THE EXERCISE:
Quote the listing below in full and exactly as written, but omit every picture.

(Plotting code records)
++++++++++
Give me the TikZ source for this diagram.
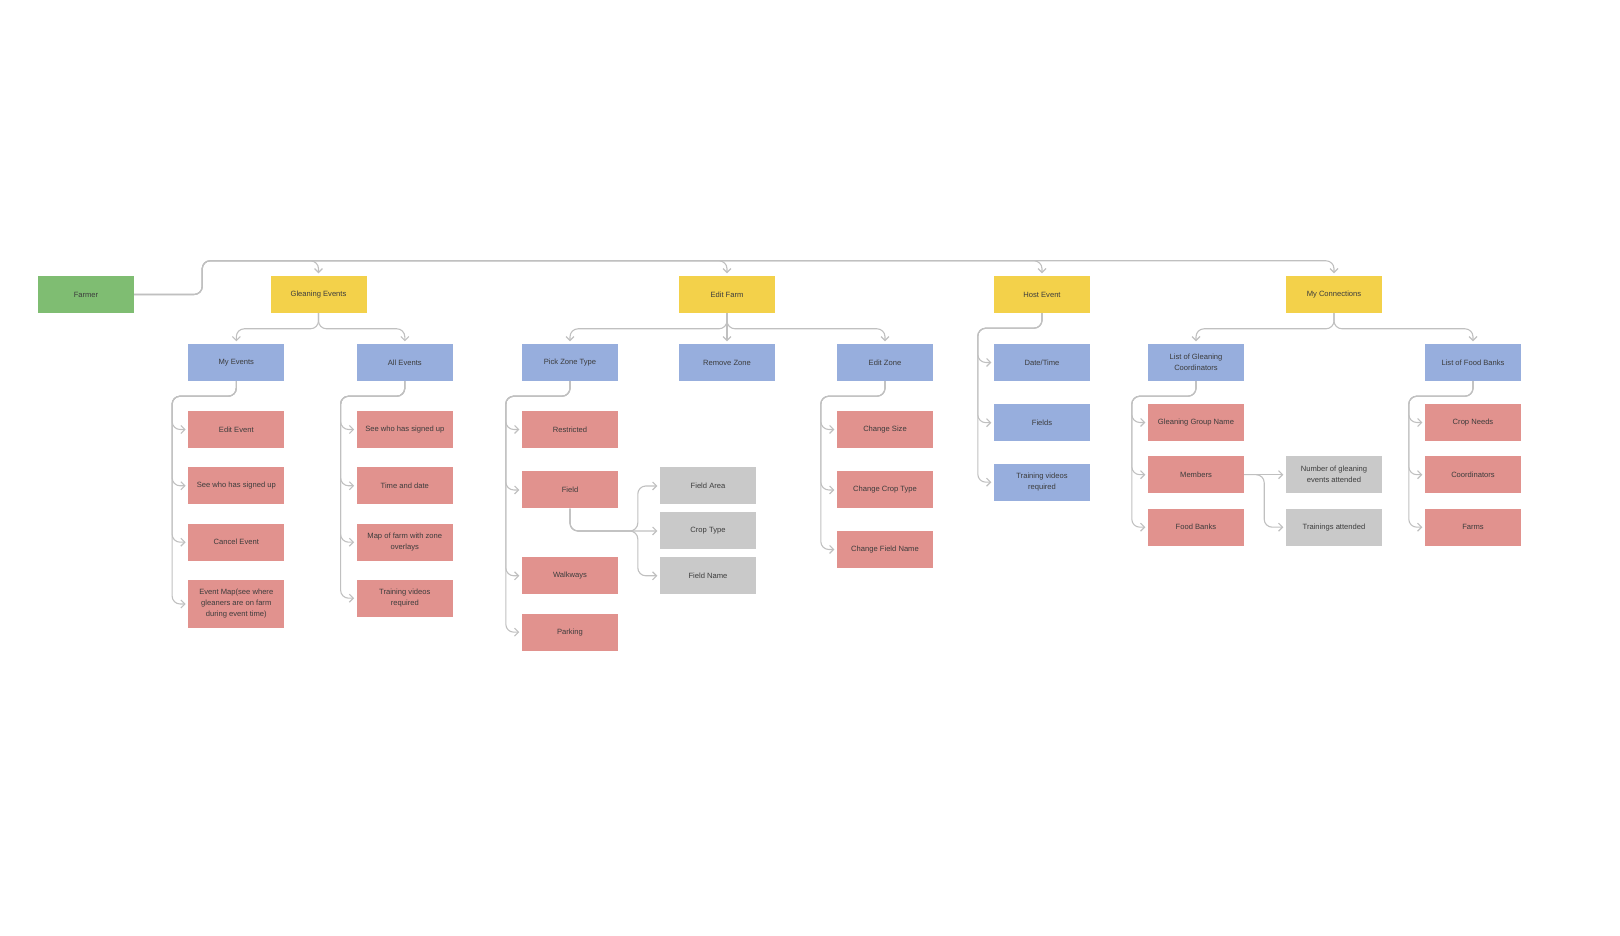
\documentclass[tikz,border=0pt]{standalone}
\usepackage{fontspec}
\setmainfont{Liberation Sans}
\usetikzlibrary{arrows.meta}

\definecolor{farmgreen}{RGB}{127,189,114}
\definecolor{topyellow}{RGB}{243,209,74}
\definecolor{midblue}{RGB}{151,174,221}
\definecolor{leafred}{RGB}{225,146,142}
\definecolor{sidegrey}{RGB}{201,201,201}
\definecolor{wiregrey}{RGB}{192,192,192}
\definecolor{labelgrey}{RGB}{60,60,60}

\begin{document}
\begin{tikzpicture}[x=1pt,y=1pt,
    box/.style = {rectangle, minimum width=96pt, minimum height=37pt,
        inner sep=2pt, align=center, text=labelgrey,
        font=\fontsize{7.6}{11}\selectfont},
    farmbox/.style = {box, fill=farmgreen},
    topbox/.style = {box, fill=topyellow},
    midbox/.style = {box, fill=midblue},
    leafbox/.style = {box, fill=leafred},
    greybox/.style = {box, fill=sidegrey},
    wire/.style = {draw=wiregrey, line width=1.1pt, rounded corners=8pt,
        -{Straight Barb[length=4pt,width=8pt]}, shorten >=2.5pt}]

\useasboundingbox (0,0) rectangle (1620,936);

% Farmer
\node[farmbox] (farmer) at (86,641.5) {Farmer};

% Top row
\node[topbox] (glean) at (318.5,641.5) {Gleaning Events};
\node[topbox] (editfarm) at (727,641.5) {Edit Farm};
\node[topbox] (host) at (1042,641.5) {Host Event};
\node[topbox] (conn) at (1334,641.5) {My Connections};

% Second row
\node[midbox] (myev) at (236.3,573.5) {My Events};
\node[midbox] (allev) at (404.8,573.5) {All Events};
\node[midbox] (pick) at (570,573.5) {Pick Zone Type};
\node[midbox] (remove) at (727,573.5) {Remove Zone};
\node[midbox] (editzone) at (885,573.5) {Edit Zone};
\node[midbox] (listgl) at (1196,573.5) {List of Gleaning\\Coordinators};
\node[midbox] (listfb) at (1473,573.5) {List of Food Banks};

% My Events
\node[leafbox] (ev1) at (236.3,506.5) {Edit Event};
\node[leafbox] (ev2) at (236.3,450.2) {See who has signed up};
\node[leafbox] (ev3) at (236.3,393.8) {Cancel Event};
\node[leafbox, minimum height=48pt] (ev4) at (236.3,332)
    {Event Map(see where\\gleaners are on farm\\during event time)};

% All Events
\node[leafbox] (al1) at (404.8,506.5) {See who has signed up};
\node[leafbox] (al2) at (404.8,450.2) {Time and date};
\node[leafbox] (al3) at (404.8,393.8) {Map of farm with zone\\overlays};
\node[leafbox] (al4) at (404.8,337.8) {Training videos\\required};

% Pick Zone Type
\node[leafbox] (restricted) at (570,506.5) {Restricted};
\node[leafbox] (field) at (570,446) {Field};
\node[leafbox] (walkways) at (570,360.2) {Walkways};
\node[leafbox] (parking) at (570,303.8) {Parking};
\node[greybox] (fieldarea) at (708,450) {Field Area};
\node[greybox] (croptype) at (708,405) {Crop Type};
\node[greybox] (fieldname) at (708,360.2) {Field Name};

% Edit Zone
\node[leafbox] (size) at (885,506.5) {Change Size};
\node[leafbox] (crop) at (885,446) {Change Crop Type};
\node[leafbox] (rename) at (885,386.5) {Change Field Name};

% Host Event
\node[midbox] (datetime) at (1042,573.5) {Date/Time};
\node[midbox] (fields) at (1042,513.3) {Fields};
\node[midbox] (videos) at (1042,453.8) {Training videos\\required};

% My Connections
\node[leafbox] (groupname) at (1196,513.5) {Gleaning Group Name};
\node[leafbox] (members) at (1196,461.3) {Members};
\node[leafbox] (foodbanks) at (1196,408.8) {Food Banks};
\node[greybox] (numgl) at (1334,461.3) {Number of gleaning\\events attended};
\node[greybox] (trainings) at (1334,408.8) {Trainings attended};
\node[leafbox] (cropneeds) at (1473,513.5) {Crop Needs};
\node[leafbox] (coords) at (1473,461.3) {Coordinators};
\node[leafbox] (farms) at (1473,408.8) {Farms};

% Farmer to top row
\foreach \t in {glean,editfarm,host,conn}
    \draw[wire] (farmer.east) -| ([xshift=68pt,yshift=15pt]farmer.east |- glean.north) -| (\t.north);

% Top row to second row
\foreach \p/\c in {glean/myev, glean/allev, editfarm/pick, editfarm/editzone,
    conn/listgl, conn/listfb}
    \draw[wire] (\p.south) |- ([yshift=15pt]\c.north) -- (\c.north);
\draw[wire] (editfarm.south) -- (remove.north);

% Side buses
\foreach \p/\c in {myev/ev1, myev/ev2, myev/ev3, myev/ev4,
    allev/al1, allev/al2, allev/al3, allev/al4,
    pick/restricted, pick/field, pick/walkways, pick/parking,
    editzone/size, editzone/crop, editzone/rename,
    host/datetime, host/fields, host/videos,
    listgl/groupname, listgl/members, listgl/foodbanks,
    listfb/cropneeds, listfb/coords, listfb/farms}
    \draw[wire] (\p.south) |- ([xshift=-16pt,yshift=-15pt]\c.west |- \p.south) |- (\c.west);

% Field details
\draw[wire] (field.south) |- (croptype.west);
\foreach \c in {fieldarea,fieldname}
    \draw[wire] (field.south) |- ([xshift=-22pt]croptype.west) |- (\c.west);

% Members details
\draw[wire] (members.east) -- (numgl.west);
\draw[wire] (members.east) -- ++(20,0) |- (trainings.west);
\end{tikzpicture}
\end{document}
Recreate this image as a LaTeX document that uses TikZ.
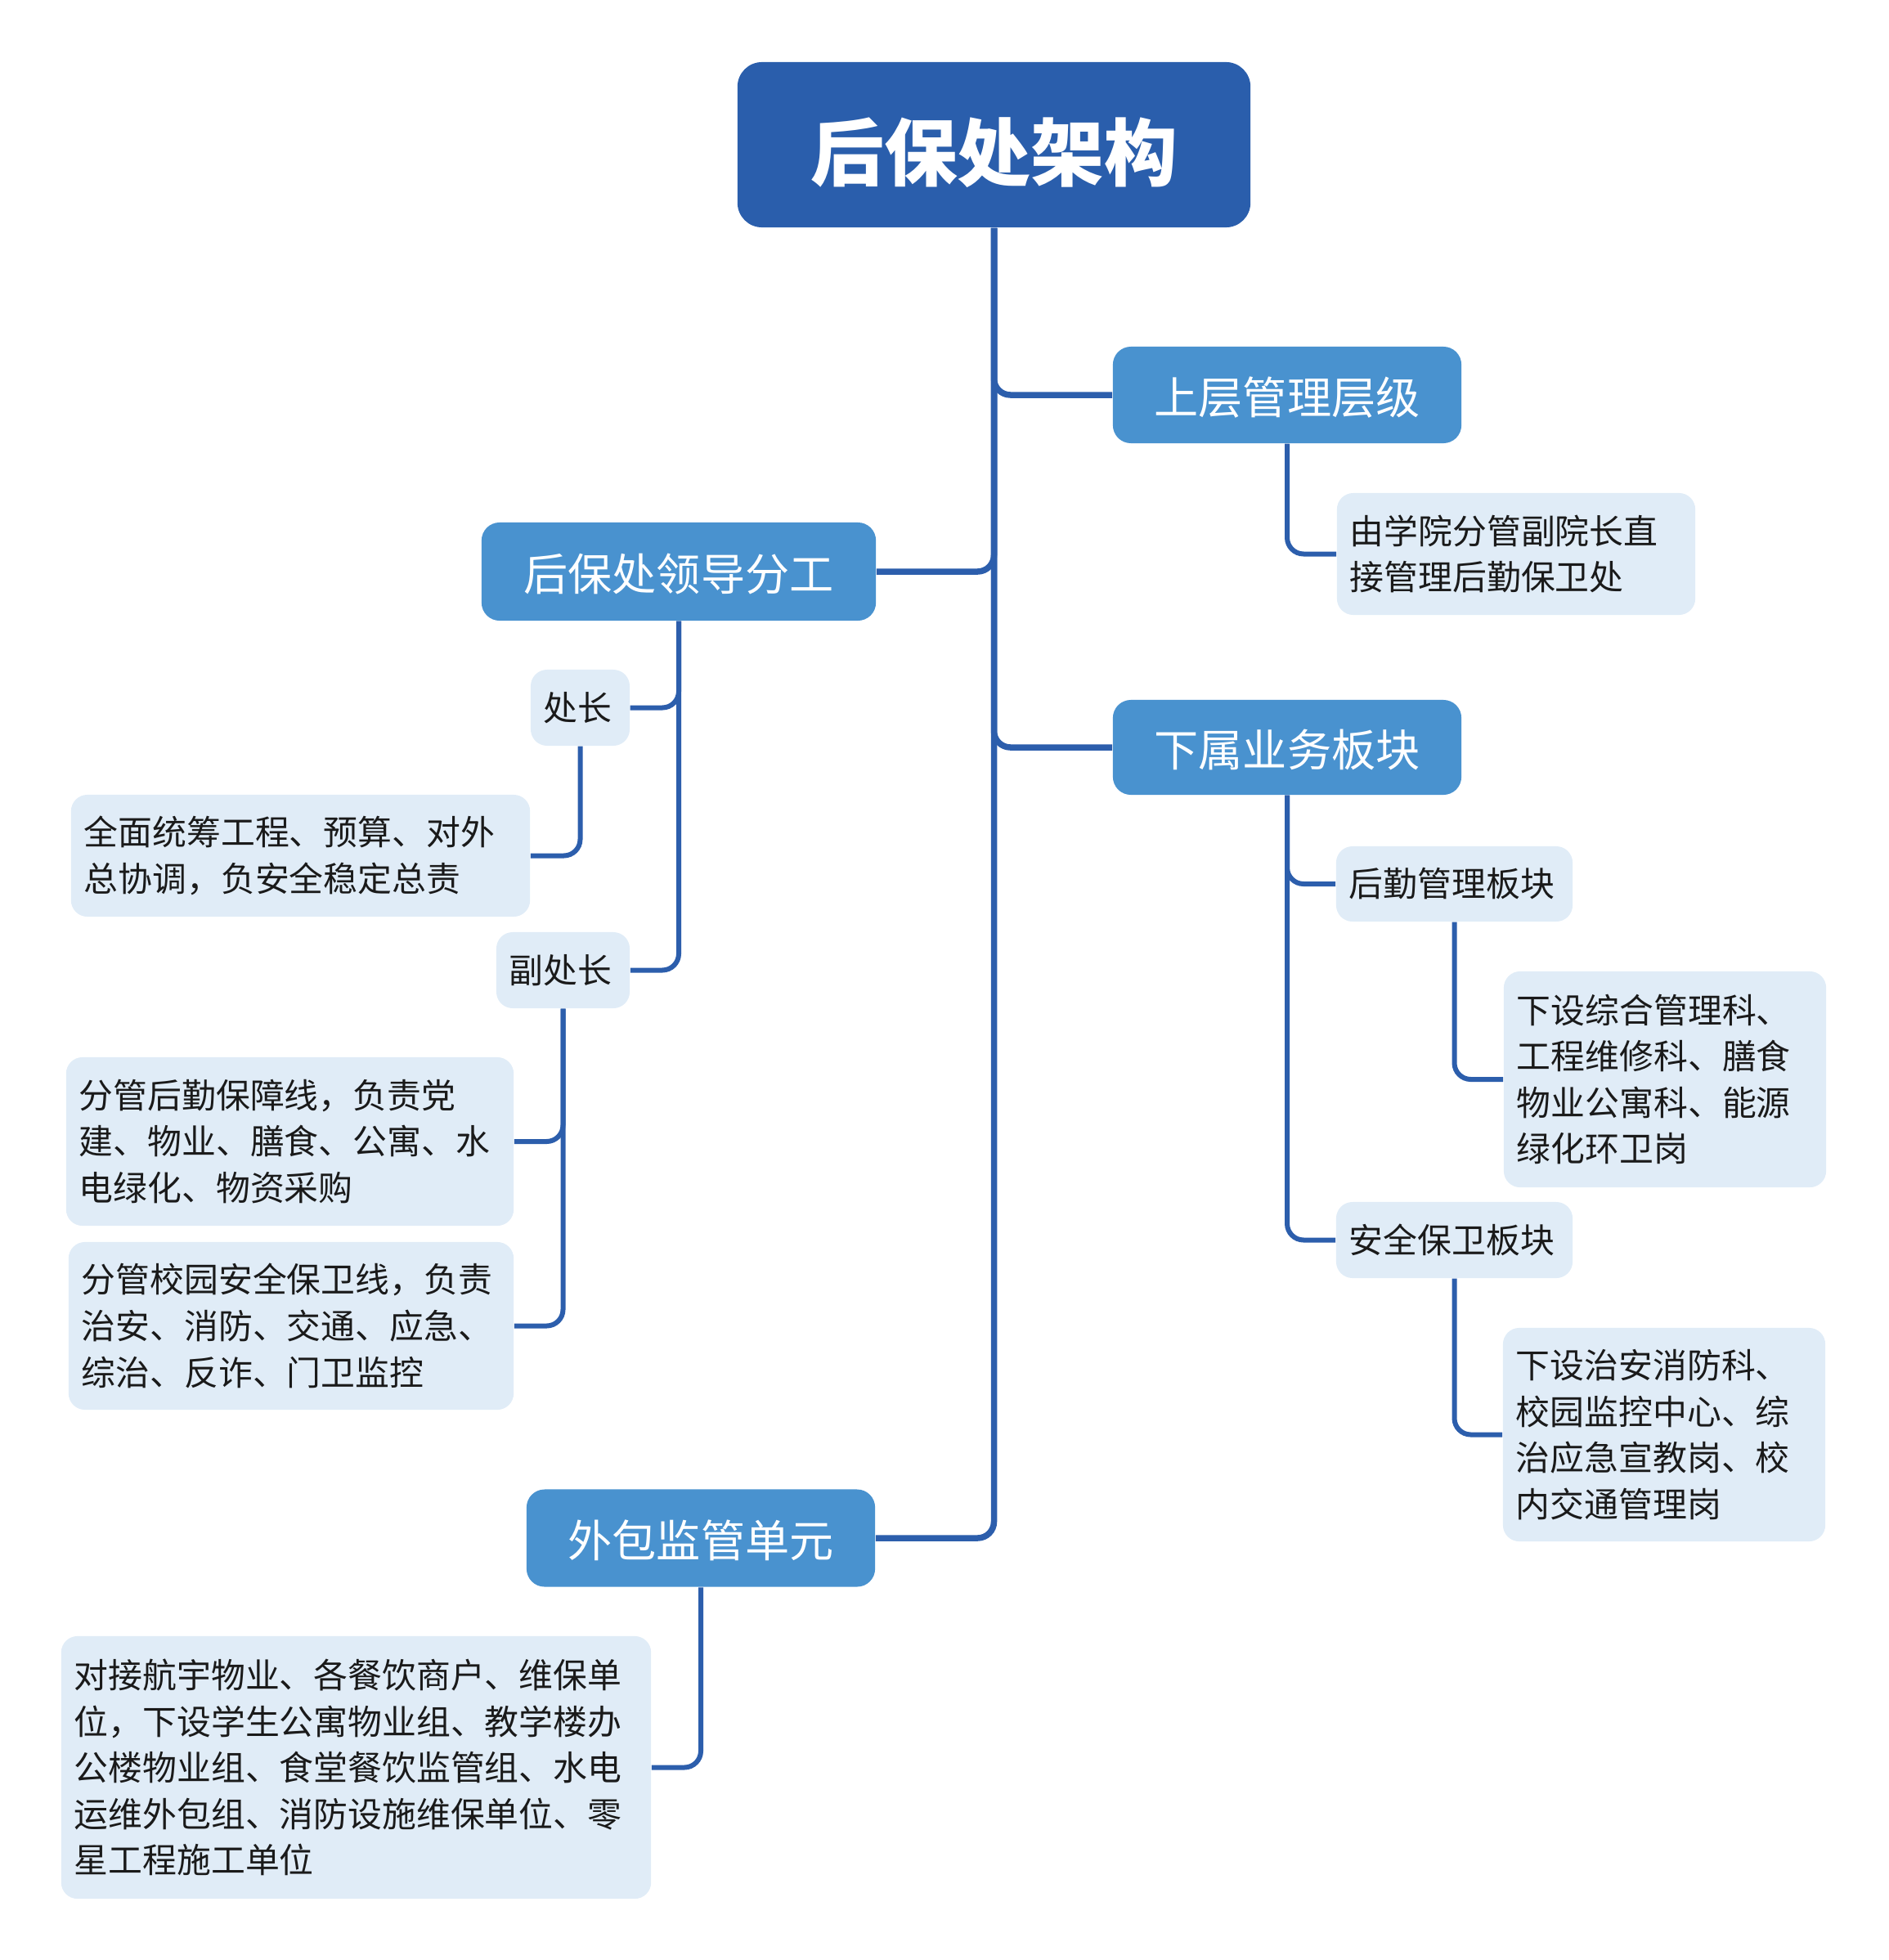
++++++++++
ANSWER:
Give me the TikZ source for this diagram.
\documentclass[tikz,border=0pt]{standalone}
\usepackage{fontspec}
\setmainfont{Liberation Sans}
\usetikzlibrary{arrows.meta}

\definecolor{farmgreen}{RGB}{127,189,114}
\definecolor{topyellow}{RGB}{243,209,74}
\definecolor{midblue}{RGB}{151,174,221}
\definecolor{leafred}{RGB}{225,146,142}
\definecolor{sidegrey}{RGB}{201,201,201}
\definecolor{wiregrey}{RGB}{192,192,192}
\definecolor{labelgrey}{RGB}{60,60,60}

\begin{document}
\begin{tikzpicture}[x=1pt,y=1pt,
    box/.style = {rectangle, minimum width=96pt, minimum height=37pt,
        inner sep=2pt, align=center, text=labelgrey,
        font=\fontsize{7.6}{11}\selectfont},
    farmbox/.style = {box, fill=farmgreen},
    topbox/.style = {box, fill=topyellow},
    midbox/.style = {box, fill=midblue},
    leafbox/.style = {box, fill=leafred},
    greybox/.style = {box, fill=sidegrey},
    wire/.style = {draw=wiregrey, line width=1.1pt, rounded corners=8pt,
        -{Straight Barb[length=4pt,width=8pt]}, shorten >=2.5pt}]

\useasboundingbox (0,0) rectangle (1620,936);

% Farmer
\node[farmbox] (farmer) at (86,641.5) {Farmer};

% Top row
\node[topbox] (glean) at (318.5,641.5) {Gleaning Events};
\node[topbox] (editfarm) at (727,641.5) {Edit Farm};
\node[topbox] (host) at (1042,641.5) {Host Event};
\node[topbox] (conn) at (1334,641.5) {My Connections};

% Second row
\node[midbox] (myev) at (236.3,573.5) {My Events};
\node[midbox] (allev) at (404.8,573.5) {All Events};
\node[midbox] (pick) at (570,573.5) {Pick Zone Type};
\node[midbox] (remove) at (727,573.5) {Remove Zone};
\node[midbox] (editzone) at (885,573.5) {Edit Zone};
\node[midbox] (listgl) at (1196,573.5) {List of Gleaning\\Coordinators};
\node[midbox] (listfb) at (1473,573.5) {List of Food Banks};

% My Events
\node[leafbox] (ev1) at (236.3,506.5) {Edit Event};
\node[leafbox] (ev2) at (236.3,450.2) {See who has signed up};
\node[leafbox] (ev3) at (236.3,393.8) {Cancel Event};
\node[leafbox, minimum height=48pt] (ev4) at (236.3,332)
    {Event Map(see where\\gleaners are on farm\\during event time)};

% All Events
\node[leafbox] (al1) at (404.8,506.5) {See who has signed up};
\node[leafbox] (al2) at (404.8,450.2) {Time and date};
\node[leafbox] (al3) at (404.8,393.8) {Map of farm with zone\\overlays};
\node[leafbox] (al4) at (404.8,337.8) {Training videos\\required};

% Pick Zone Type
\node[leafbox] (restricted) at (570,506.5) {Restricted};
\node[leafbox] (field) at (570,446) {Field};
\node[leafbox] (walkways) at (570,360.2) {Walkways};
\node[leafbox] (parking) at (570,303.8) {Parking};
\node[greybox] (fieldarea) at (708,450) {Field Area};
\node[greybox] (croptype) at (708,405) {Crop Type};
\node[greybox] (fieldname) at (708,360.2) {Field Name};

% Edit Zone
\node[leafbox] (size) at (885,506.5) {Change Size};
\node[leafbox] (crop) at (885,446) {Change Crop Type};
\node[leafbox] (rename) at (885,386.5) {Change Field Name};

% Host Event
\node[midbox] (datetime) at (1042,573.5) {Date/Time};
\node[midbox] (fields) at (1042,513.3) {Fields};
\node[midbox] (videos) at (1042,453.8) {Training videos\\required};

% My Connections
\node[leafbox] (groupname) at (1196,513.5) {Gleaning Group Name};
\node[leafbox] (members) at (1196,461.3) {Members};
\node[leafbox] (foodbanks) at (1196,408.8) {Food Banks};
\node[greybox] (numgl) at (1334,461.3) {Number of gleaning\\events attended};
\node[greybox] (trainings) at (1334,408.8) {Trainings attended};
\node[leafbox] (cropneeds) at (1473,513.5) {Crop Needs};
\node[leafbox] (coords) at (1473,461.3) {Coordinators};
\node[leafbox] (farms) at (1473,408.8) {Farms};

% Farmer to top row
\foreach \t in {glean,editfarm,host,conn}
    \draw[wire] (farmer.east) -| ([xshift=68pt,yshift=15pt]farmer.east |- glean.north) -| (\t.north);

% Top row to second row
\foreach \p/\c in {glean/myev, glean/allev, editfarm/pick, editfarm/editzone,
    conn/listgl, conn/listfb}
    \draw[wire] (\p.south) |- ([yshift=15pt]\c.north) -- (\c.north);
\draw[wire] (editfarm.south) -- (remove.north);

% Side buses
\foreach \p/\c in {myev/ev1, myev/ev2, myev/ev3, myev/ev4,
    allev/al1, allev/al2, allev/al3, allev/al4,
    pick/restricted, pick/field, pick/walkways, pick/parking,
    editzone/size, editzone/crop, editzone/rename,
    host/datetime, host/fields, host/videos,
    listgl/groupname, listgl/members, listgl/foodbanks,
    listfb/cropneeds, listfb/coords, listfb/farms}
    \draw[wire] (\p.south) |- ([xshift=-16pt,yshift=-15pt]\c.west |- \p.south) |- (\c.west);

% Field details
\draw[wire] (field.south) |- (croptype.west);
\foreach \c in {fieldarea,fieldname}
    \draw[wire] (field.south) |- ([xshift=-22pt]croptype.west) |- (\c.west);

% Members details
\draw[wire] (members.east) -- (numgl.west);
\draw[wire] (members.east) -- ++(20,0) |- (trainings.west);
\end{tikzpicture}
\end{document}
Recreate this image as a LaTeX document that uses TikZ.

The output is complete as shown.